» **Given information**
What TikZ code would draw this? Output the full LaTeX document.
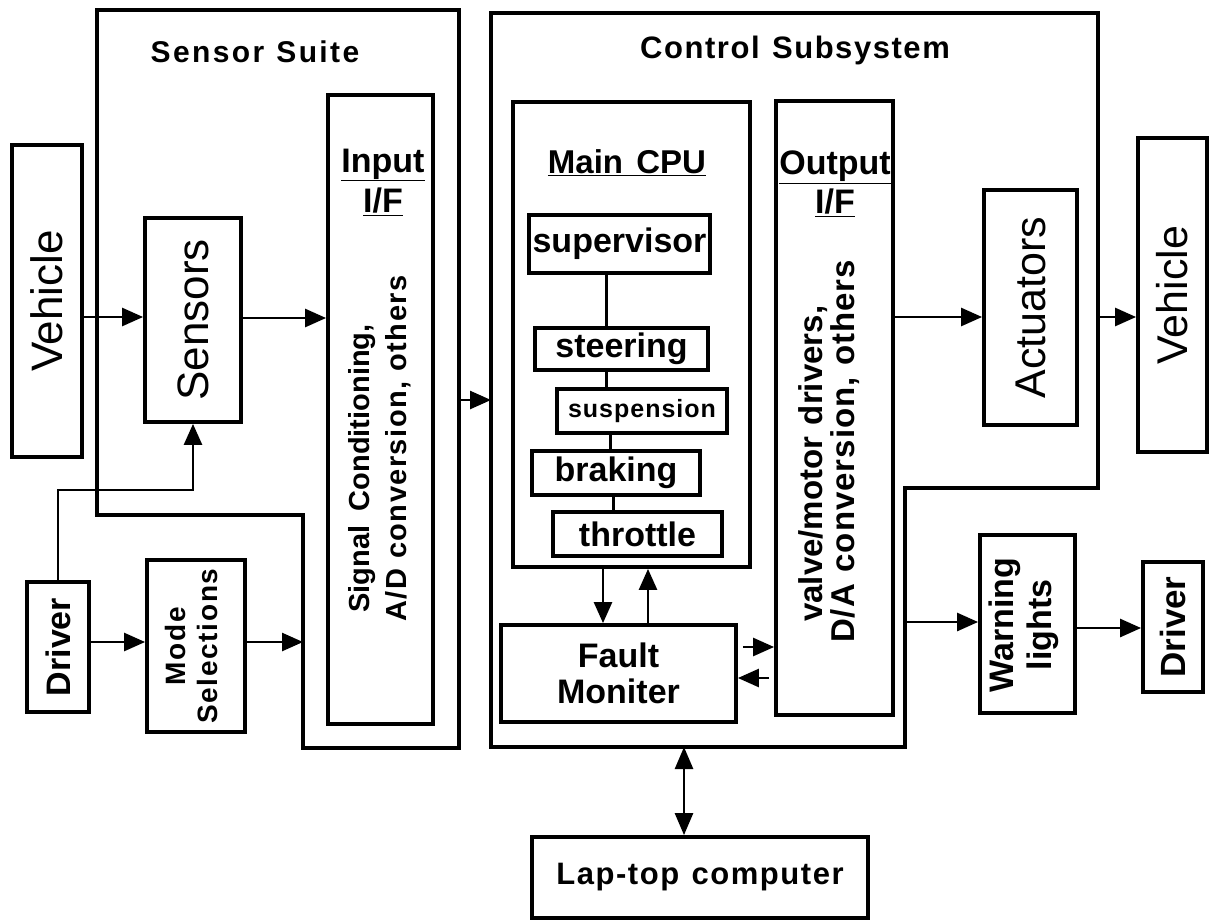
\documentclass[tikz,border=0pt]{standalone}
\usepackage{fontspec}
\setmainfont{Liberation Sans}
\usetikzlibrary{arrows.meta,calc}
\newcommand{\fs}[1]{\fontsize{#1}{#1}\selectfont}
\begin{document}
\begin{tikzpicture}[x=1pt,y=-1pt,
  box/.style={draw, line width=3.8pt, inner sep=0pt, font=\bfseries},
  cont/.style={draw, line width=3.8pt, line join=miter},
  conn/.style={line width=2.6pt},
  arr/.style={conn, -{Triangle[length=21pt,width=18pt]}},
  dbl/.style={conn, {Triangle[length=22pt,width=18pt]}-{Triangle[length=22pt,width=18pt]}},
  txt/.style={inner sep=0pt, font=\bfseries},
  rot/.style={inner sep=0pt, rotate=90}
]
\useasboundingbox (0,0) rectangle (1210,919);

% containers
\draw[cont] (97,10) -- (459,10) -- (459,748) -- (303,748) -- (303,515) -- (97,515) -- cycle;
\draw[cont] (491,13) -- (1098,13) -- (1098,488) -- (905,488) -- (905,747) -- (491,747) -- cycle;
\coordinate (ssR) at (459,400);
\coordinate (ssM) at (303,642);
\coordinate (csL) at (491,400);
\coordinate (csR) at (1098,317);
\coordinate (csW) at (905,622);
\coordinate (csB) at (684,747);

\node[txt, font={\bfseries\fs{30}\addfontfeature{LetterSpace=8}}] (sstitle) at (255,52) {Sensor\hspace{0.4em}Suite};
\node[txt, font={\bfseries\fs{31}\addfontfeature{LetterSpace=5}}] (cstitle) at (795,50) {Control\hspace{0.4em}Subsystem};

% left side
\node[box, minimum width=70pt, minimum height=312pt] (vehL) at (47,301) {\rotatebox{90}{\fs{44}\mdseries Vehicle}};
\node[box, minimum width=96pt, minimum height=204pt] (sens) at (193,320) {\rotatebox{90}{\fs{44}\mdseries Sensors}};
\node[box, minimum width=105pt, minimum height=629pt] (inif) at (380.5,409.5) {};
\node[txt, font={\bfseries\fs{34}}] (inift) at (383,165) {\underline{Input}};
\node[txt, font={\bfseries\fs{34}}] (inifu) at (383,202) {\underline{I/F}};
\node[rot, anchor=west, font={\bfseries\fs{29}}] (inl1) at (362,613) {Signal\hspace{0.5em}Conditioning,};
\node[rot, anchor=west, font={\bfseries\fs{29}\addfontfeature{LetterSpace=5}}] (inl2) at (398,622) {A/D\hspace{0.35em}conversion,\hspace{0.35em}others};

\node[box, minimum width=62pt, minimum height=130pt] (drvL) at (58,647) {\rotatebox{90}{\fs{34}Driver}};
\node[box, minimum width=98pt, minimum height=172pt] (mode) at (196,646) {};
\node[rot, align=center, font={\bfseries\fs{28}\addfontfeature{LetterSpace=6}}] (modet) at (191,646) {Mode\\[4pt]Selections};

% control subsystem
\node[box, minimum width=237pt, minimum height=465pt] (cpu) at (631.5,334.5) {};
\node[txt, font={\bfseries\fs{33}}] (cput) at (627,163) {\underline{Main\hspace{0.4em}CPU}};
\node[box, minimum width=181pt, minimum height=58pt, font={\bfseries\fs{34}}] (sup) at (619.5,244) {supervisor};
\node[box, minimum width=173pt, minimum height=42pt, font={\bfseries\fs{34}}] (steer) at (621.5,349) {steering};
\node[box, minimum width=170pt, minimum height=44pt, font={\bfseries\fs{25}\addfontfeature{LetterSpace=4}}] (susp) at (642,411) {suspension};
\node[box, minimum width=168pt, minimum height=44pt, font={\bfseries\fs{34}}] (brak) at (616,473) {braking};
\node[box, minimum width=169pt, minimum height=44pt, font={\bfseries\fs{34}}] (thr) at (637.5,534) {throttle};
\coordinate (c1) at (606,0);
\coordinate (c2) at (610,0);
\coordinate (c3) at (613,0);
\draw[conn, line width=3pt] (sup.south -| c1) -- (steer.north -| c1);
\draw[conn, line width=3pt] (steer.south -| c1) -- (susp.north -| c1);
\draw[conn, line width=3pt] (susp.south -| c2) -- (brak.north -| c2);
\draw[conn, line width=3pt] (brak.south -| c3) -- (thr.north -| c3);

\node[box, minimum width=235pt, minimum height=97pt, align=center, font={\bfseries\fs{34}}] (fault) at (618.5,673.5) {Fault\\[2pt]Moniter};

\node[box, minimum width=117pt, minimum height=614pt] (outif) at (834.5,408) {};
\node[txt, font={\bfseries\fs{34}}] (outift) at (835,167) {\underline{Output}};
\node[txt, font={\bfseries\fs{34}}] (outifu) at (835,203) {\underline{I/F}};
\node[rot, anchor=west, font={\bfseries\fs{33}}] (outl1) at (813,622) {valve/motor\hspace{0.35em}drivers,};
\node[rot, anchor=west, font={\bfseries\fs{33}\addfontfeature{LetterSpace=3}}] (outl2) at (845,643) {D/A\hspace{0.35em}conversion,\hspace{0.35em}others};

% right side
\node[box, minimum width=93pt, minimum height=235pt] (act) at (1030.5,307.5) {\rotatebox{90}{\fs{43}\mdseries Actuators}};
\node[box, minimum width=69pt, minimum height=314pt] (vehR) at (1172.5,295) {\rotatebox{90}{\fs{43}\mdseries Vehicle}};
\node[box, minimum width=95pt, minimum height=178pt] (warn) at (1027.5,624) {};
\node[rot, align=center, font={\bfseries\fs{34}}] (warnt) at (1024,625) {Warning\\[4pt]lights};
\node[box, minimum width=60pt, minimum height=130pt] (drvR) at (1173,627) {\rotatebox{90}{\fs{35}Driver}};
\node[box, minimum width=336pt, minimum height=81pt, font={\bfseries\fs{31}\addfontfeature{LetterSpace=5}}] (lap) at (700,877.5) {Lap-top\hspace{0.4em}computer};

% connectors
\coordinate (y317) at (0,317);
\coordinate (y318) at (0,318);
\coordinate (y642) at (0,642);
\coordinate (y647) at (0,647);
\coordinate (y678) at (0,678);
\coordinate (y628) at (0,628);
\coordinate (x603) at (603,0);
\coordinate (x648) at (648,0);
\draw[arr] (vehL.east |- y317) -- (sens.west |- y317);
\draw[arr] (sens.east |- y318) -- (inif.west |- y318);
\draw[arr] (ssR) -- (csL);
\draw[arr] (drvL.north) |- ($(sens.south)+(0,66)$) -- (sens.south);
\draw[arr] (drvL.east |- y642) -- (mode.west |- y642);
\draw[arr] (mode.east |- y642) -- (ssM);
\draw[arr] (cpu.south -| x603) -- (fault.north -| x603);
\draw[arr] (fault.north -| x648) -- (cpu.south -| x648);
\draw[arr] ($(fault.east |- y647)+(5,0)$) -- (outif.west |- y647);
\draw[arr] ($(outif.west |- y678)+(-5,0)$) -- (fault.east |- y678);
\draw[arr] (outif.east |- y317) -- (act.west |- y317);
\draw[arr] (csR) -- (vehR.west |- csR);
\draw[arr] (csW) -- (warn.west |- csW);
\draw[arr] (warn.east |- y628) -- (drvR.west |- y628);
\draw[dbl] (csB) -- (lap.north -| csB);
\end{tikzpicture}
\end{document}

» **Exercise description**
Extract all lines from the data in which "Output" is found.

» **The completed task**
What TikZ code would draw this? Output the full LaTeX document.
\node[txt, font={\bfseries\fs{34}}] (outift) at (835,167) {\underline{Output}};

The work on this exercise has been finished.